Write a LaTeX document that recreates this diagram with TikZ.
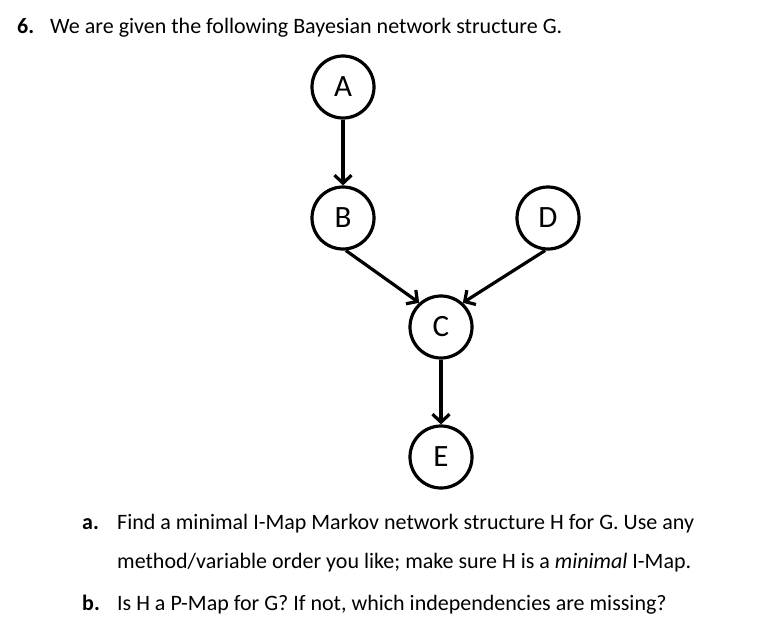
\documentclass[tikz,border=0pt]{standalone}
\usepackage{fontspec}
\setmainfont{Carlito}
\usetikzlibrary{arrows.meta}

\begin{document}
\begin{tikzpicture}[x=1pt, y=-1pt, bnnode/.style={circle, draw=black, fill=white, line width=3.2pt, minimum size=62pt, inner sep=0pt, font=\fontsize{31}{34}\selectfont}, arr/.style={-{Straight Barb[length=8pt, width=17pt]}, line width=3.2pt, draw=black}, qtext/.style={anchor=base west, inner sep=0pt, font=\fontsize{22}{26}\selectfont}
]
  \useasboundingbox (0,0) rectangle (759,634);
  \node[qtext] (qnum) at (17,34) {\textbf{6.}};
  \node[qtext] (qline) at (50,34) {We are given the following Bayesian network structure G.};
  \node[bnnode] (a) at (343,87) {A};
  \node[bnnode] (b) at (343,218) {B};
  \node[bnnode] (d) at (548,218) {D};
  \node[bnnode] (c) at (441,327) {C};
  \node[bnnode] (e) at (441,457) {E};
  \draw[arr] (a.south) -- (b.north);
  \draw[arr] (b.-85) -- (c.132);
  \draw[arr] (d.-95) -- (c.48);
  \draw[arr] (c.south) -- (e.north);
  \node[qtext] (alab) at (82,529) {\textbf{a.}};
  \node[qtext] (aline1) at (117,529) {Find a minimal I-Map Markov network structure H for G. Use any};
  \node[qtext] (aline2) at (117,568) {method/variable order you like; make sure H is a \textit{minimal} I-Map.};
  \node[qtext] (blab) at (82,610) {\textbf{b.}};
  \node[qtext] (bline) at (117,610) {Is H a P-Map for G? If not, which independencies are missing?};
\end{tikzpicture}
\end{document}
++++
*Task to complete:*
Reproduce each line word for word and drop the pictures.

*Reply:*
Write a LaTeX document that recreates this diagram with TikZ.
\documentclass[tikz,border=0pt]{standalone}
\usepackage{fontspec}
\setmainfont{Carlito}
\usetikzlibrary{arrows.meta}

\begin{document}
\begin{tikzpicture}[x=1pt, y=-1pt, bnnode/.style={circle, draw=black, fill=white, line width=3.2pt, minimum size=62pt, inner sep=0pt, font=\fontsize{31}{34}\selectfont}, arr/.style={-{Straight Barb[length=8pt, width=17pt]}, line width=3.2pt, draw=black}, qtext/.style={anchor=base west, inner sep=0pt, font=\fontsize{22}{26}\selectfont}
]
  \useasboundingbox (0,0) rectangle (759,634);
  \node[qtext] (qnum) at (17,34) {\textbf{6.}};
  \node[qtext] (qline) at (50,34) {We are given the following Bayesian network structure G.};
  \node[bnnode] (a) at (343,87) {A};
  \node[bnnode] (b) at (343,218) {B};
  \node[bnnode] (d) at (548,218) {D};
  \node[bnnode] (c) at (441,327) {C};
  \node[bnnode] (e) at (441,457) {E};
  \draw[arr] (a.south) -- (b.north);
  \draw[arr] (b.-85) -- (c.132);
  \draw[arr] (d.-95) -- (c.48);
  \draw[arr] (c.south) -- (e.north);
  \node[qtext] (alab) at (82,529) {\textbf{a.}};
  \node[qtext] (aline1) at (117,529) {Find a minimal I-Map Markov network structure H for G. Use any};
  \node[qtext] (aline2) at (117,568) {method/variable order you like; make sure H is a \textit{minimal} I-Map.};
  \node[qtext] (blab) at (82,610) {\textbf{b.}};
  \node[qtext] (bline) at (117,610) {Is H a P-Map for G? If not, which independencies are missing?};
\end{tikzpicture}
\end{document}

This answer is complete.